The facility in question is the state-of-the-art baseball-softball complex Walsh Fields, which credit card giant MBNA built in the 1996 to replace the dusty Little League field that was destroyed when the company expanded its Belfast operation. Bank of America, which purchased MBNA in 2005, donated the complex to the city in 2007.
At that time, the land and facilities, which feature an irrigation system that keeps the fields immaculately green, were valued at $426,900. It’s one of the top three Little League fields in the state, according to City Manager Joseph Slocum, but councilors debated at length whether or not to continue paying outside groundskeepers to maintain the facility.
Despite advertising and personally soliciting bids for a three-year maintenance contract, only one company — Farley & Sons Landscaping of Rockport, which maintained the complex for years — put in a bid. But councilors balked at signing off on spending more than $47,000 over three years to keep the complex in top condition.
Slocum said that if the city maintains the fields, the startup costs initially would be higher than paying an outside contractor.
Mayor Walter Ash Jr. said he thought that keeping the complex in pristine condition could be good for local economic development.
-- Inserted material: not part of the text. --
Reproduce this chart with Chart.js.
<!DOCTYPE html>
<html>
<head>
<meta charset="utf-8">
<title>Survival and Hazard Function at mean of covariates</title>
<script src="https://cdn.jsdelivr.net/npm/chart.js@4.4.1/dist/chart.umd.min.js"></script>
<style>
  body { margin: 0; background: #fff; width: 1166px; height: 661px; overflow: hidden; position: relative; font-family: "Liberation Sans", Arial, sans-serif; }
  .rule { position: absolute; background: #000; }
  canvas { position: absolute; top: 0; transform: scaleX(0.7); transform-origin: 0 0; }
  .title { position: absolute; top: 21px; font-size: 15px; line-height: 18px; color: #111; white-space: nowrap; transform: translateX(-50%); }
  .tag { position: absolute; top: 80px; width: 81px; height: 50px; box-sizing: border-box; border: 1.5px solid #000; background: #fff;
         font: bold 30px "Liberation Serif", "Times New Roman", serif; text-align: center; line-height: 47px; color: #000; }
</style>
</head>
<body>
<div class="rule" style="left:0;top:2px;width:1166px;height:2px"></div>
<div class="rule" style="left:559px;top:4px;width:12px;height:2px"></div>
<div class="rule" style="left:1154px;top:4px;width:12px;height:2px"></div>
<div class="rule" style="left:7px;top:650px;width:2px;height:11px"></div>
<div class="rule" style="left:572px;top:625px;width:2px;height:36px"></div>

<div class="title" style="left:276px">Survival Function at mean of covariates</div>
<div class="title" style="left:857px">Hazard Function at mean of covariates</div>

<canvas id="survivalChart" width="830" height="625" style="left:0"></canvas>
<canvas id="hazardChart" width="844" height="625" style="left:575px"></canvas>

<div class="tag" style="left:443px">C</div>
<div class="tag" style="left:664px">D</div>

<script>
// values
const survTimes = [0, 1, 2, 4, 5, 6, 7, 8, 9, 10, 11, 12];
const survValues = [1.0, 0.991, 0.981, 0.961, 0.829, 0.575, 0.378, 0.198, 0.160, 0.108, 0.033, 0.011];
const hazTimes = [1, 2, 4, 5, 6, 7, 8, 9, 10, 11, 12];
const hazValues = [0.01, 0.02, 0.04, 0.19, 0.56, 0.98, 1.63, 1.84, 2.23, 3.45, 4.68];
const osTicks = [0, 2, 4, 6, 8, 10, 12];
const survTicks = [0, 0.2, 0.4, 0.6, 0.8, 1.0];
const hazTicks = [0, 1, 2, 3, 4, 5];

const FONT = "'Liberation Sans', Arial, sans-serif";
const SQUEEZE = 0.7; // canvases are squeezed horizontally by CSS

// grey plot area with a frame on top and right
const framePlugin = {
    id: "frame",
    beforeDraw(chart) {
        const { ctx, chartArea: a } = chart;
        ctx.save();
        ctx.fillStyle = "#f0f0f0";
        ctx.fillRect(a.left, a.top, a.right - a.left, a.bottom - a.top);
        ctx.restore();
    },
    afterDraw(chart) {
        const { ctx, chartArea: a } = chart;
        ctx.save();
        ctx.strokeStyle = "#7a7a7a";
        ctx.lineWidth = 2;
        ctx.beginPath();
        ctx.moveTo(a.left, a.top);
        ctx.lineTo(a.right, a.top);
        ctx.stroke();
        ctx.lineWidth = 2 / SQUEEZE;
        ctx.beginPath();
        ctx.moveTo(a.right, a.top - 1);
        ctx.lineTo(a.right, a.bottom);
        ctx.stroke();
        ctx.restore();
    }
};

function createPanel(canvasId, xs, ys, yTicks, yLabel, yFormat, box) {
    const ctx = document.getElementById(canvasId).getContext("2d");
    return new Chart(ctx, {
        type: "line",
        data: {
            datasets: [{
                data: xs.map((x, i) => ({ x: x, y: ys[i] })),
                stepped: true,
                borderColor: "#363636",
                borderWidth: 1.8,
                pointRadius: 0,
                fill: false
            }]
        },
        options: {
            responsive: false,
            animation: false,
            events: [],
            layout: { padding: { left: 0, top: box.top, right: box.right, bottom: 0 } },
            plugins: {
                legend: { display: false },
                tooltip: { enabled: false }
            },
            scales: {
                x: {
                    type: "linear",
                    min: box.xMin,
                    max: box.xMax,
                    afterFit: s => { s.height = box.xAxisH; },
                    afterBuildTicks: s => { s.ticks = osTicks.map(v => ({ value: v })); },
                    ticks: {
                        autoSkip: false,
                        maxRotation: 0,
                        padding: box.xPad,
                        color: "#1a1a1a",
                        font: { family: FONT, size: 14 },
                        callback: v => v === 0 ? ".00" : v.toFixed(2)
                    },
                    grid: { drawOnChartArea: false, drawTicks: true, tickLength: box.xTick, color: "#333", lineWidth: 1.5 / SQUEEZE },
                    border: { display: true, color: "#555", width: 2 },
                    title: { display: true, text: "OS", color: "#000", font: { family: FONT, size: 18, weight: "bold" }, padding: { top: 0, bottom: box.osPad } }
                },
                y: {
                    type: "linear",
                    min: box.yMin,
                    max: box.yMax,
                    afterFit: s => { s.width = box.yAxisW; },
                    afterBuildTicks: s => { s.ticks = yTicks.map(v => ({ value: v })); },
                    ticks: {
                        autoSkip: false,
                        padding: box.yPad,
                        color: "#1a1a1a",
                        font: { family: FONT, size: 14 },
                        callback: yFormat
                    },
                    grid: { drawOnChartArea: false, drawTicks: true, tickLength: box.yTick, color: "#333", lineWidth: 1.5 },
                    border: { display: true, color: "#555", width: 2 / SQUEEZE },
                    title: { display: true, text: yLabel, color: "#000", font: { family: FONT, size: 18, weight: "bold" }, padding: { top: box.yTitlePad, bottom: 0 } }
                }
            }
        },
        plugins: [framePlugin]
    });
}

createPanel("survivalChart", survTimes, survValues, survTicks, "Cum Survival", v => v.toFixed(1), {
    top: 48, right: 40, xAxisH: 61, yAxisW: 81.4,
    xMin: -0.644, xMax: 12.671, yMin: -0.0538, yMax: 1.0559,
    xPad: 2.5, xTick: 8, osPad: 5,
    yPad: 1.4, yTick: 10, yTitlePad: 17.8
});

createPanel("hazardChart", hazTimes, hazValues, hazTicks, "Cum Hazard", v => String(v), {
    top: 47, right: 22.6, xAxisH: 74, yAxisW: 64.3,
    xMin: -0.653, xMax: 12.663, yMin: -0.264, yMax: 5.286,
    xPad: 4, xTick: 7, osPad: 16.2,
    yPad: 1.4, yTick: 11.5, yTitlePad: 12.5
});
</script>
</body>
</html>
“If we can’t take care of it, maybe we shouldn’t have accepted it to begin with,” said Ash. “I support keeping it a class A facility. I know it’s a lot of money — but I’d rather see my tax dollars go to that.”
Ultimately, councilors voted to request that Farley & Sons give a one-year bid on the same terms as their three-year bid, with Baker voting against the measure.
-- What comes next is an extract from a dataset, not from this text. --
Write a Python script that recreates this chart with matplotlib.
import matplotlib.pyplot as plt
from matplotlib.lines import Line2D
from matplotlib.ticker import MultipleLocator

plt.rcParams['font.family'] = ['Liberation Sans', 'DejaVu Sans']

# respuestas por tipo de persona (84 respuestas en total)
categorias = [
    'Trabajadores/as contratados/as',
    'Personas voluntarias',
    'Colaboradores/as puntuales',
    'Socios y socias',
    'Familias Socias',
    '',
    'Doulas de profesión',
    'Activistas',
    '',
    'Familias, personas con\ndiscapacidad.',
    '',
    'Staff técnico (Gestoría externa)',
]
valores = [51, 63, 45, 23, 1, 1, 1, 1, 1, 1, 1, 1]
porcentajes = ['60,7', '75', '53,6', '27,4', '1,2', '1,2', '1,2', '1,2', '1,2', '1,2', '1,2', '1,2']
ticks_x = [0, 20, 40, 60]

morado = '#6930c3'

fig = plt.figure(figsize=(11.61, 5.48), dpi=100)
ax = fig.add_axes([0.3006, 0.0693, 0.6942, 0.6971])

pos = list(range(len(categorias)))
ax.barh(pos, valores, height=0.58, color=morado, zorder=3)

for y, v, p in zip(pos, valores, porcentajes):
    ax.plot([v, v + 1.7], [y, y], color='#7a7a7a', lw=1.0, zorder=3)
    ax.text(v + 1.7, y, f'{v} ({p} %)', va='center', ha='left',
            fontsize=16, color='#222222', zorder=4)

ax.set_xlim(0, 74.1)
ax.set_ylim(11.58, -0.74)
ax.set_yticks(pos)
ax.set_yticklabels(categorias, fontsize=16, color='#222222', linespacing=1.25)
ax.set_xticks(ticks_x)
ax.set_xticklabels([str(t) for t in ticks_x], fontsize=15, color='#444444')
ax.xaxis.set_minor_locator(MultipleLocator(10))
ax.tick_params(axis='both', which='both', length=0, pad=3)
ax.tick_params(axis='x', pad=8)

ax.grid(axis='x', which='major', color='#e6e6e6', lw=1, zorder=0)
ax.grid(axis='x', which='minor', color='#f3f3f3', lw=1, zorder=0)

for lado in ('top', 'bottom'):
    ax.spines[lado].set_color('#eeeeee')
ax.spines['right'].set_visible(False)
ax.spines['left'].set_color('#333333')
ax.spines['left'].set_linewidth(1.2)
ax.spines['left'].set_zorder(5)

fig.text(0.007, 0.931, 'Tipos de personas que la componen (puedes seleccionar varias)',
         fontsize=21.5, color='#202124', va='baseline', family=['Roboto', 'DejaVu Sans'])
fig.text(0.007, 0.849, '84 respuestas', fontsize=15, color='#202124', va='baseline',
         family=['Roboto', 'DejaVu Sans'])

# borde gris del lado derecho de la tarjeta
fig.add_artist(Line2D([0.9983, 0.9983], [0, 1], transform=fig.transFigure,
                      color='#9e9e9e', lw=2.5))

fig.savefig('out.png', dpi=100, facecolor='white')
In other business, councilors unanimously decided to allow the Friends of the Footbridge to hold a re-dedication ceremony at the bridge on Oct. 8. The friends would like the bridge, which was rebuilt in 2006 and connects the two sides of the city, to be officially named the Armistice Bridge in honor of World War I.
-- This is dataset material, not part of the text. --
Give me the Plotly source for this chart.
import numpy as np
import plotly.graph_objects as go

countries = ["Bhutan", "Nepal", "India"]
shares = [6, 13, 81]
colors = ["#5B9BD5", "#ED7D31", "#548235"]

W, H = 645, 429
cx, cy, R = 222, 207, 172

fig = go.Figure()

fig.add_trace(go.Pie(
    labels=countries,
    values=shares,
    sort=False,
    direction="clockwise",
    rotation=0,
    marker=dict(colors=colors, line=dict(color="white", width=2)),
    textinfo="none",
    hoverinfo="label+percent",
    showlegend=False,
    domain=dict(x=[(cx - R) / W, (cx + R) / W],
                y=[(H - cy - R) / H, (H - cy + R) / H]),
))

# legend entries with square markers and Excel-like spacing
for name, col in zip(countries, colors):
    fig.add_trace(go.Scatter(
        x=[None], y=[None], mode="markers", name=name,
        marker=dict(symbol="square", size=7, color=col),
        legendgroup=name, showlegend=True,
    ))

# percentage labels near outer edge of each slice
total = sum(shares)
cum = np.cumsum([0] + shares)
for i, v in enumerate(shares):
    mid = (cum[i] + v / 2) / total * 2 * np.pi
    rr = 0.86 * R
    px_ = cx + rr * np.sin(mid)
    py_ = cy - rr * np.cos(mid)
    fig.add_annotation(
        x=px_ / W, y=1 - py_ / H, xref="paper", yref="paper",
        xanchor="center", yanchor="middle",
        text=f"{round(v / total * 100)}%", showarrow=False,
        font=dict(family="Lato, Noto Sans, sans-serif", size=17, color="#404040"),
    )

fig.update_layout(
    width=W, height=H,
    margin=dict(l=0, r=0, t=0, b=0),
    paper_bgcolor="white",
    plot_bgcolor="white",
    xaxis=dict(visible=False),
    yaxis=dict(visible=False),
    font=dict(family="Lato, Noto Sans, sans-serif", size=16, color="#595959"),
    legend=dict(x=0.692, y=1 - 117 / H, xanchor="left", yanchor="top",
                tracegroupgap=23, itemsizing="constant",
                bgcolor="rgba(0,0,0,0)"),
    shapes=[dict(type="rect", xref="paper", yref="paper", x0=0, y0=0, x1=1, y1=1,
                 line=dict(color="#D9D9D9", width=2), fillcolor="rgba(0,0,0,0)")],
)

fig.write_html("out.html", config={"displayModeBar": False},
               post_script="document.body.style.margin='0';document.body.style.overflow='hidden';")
About 8.5 million soldiers were killed and 22 million wounded in that war. Fifty-five Waldo County soldiers died in European trenches, and Tammy Lacher Scully of Friends of the Bridge wants to remember them.
“Our little bridge honors a time when the world thought there would be no more wars,” she told the councilors. “By recapturing the history of our little bridge, we’ll help make sure our children and our children’s children don’t forget why it was so important to honor those 55 local soldiers who died so long ago.”
The nation’s only surviving World War I veteran — a 109-year-old man named Frank Buckles of West Virginia — is working to have a national memorial for the war constructed.
“I’d like to let him know that in Belfast, Maine, we did what he wants our country as a whole to do,” she said. “It might be some comfort to him.”